The troops here have no artillery, and if the main forces of the enemy are still opposite to you you must send forward to Greenwich, to be there to-morrow evening, two batteries of artillery, or three if you can get them, to meet Kearny.

We must know at a very early hour in the morning, so as to determine our plans.





Warrenton Junction, August 27, 1862.

The following movement of troops will be made, viz:

Major-General McDowell, with his own and Sigel's corps and the division of Brigadier-General Reynolds, will pursue the turnpike from Warrenton to Gainesville, so as to reach Gainesville, if possible, to-night.

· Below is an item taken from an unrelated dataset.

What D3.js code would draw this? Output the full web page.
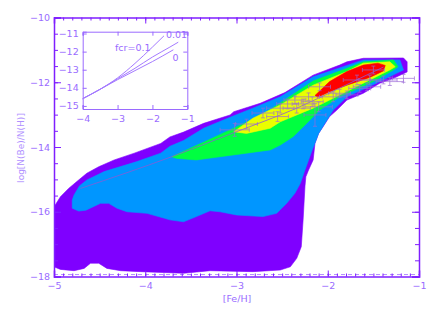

The army corps of General Heintzelman, with the detachment of the Ninth Corps, under Major-General Reno (General Reno leading), will take the road from Catlett's Station to Greenwich, so as to reach there to-night or early in the morning. Major-General Reno will immediately communicate with Major-General McDowell, and his command, as well as that of Major-General Heintzelman, will support Major-General McDowell in any operations against the enemy.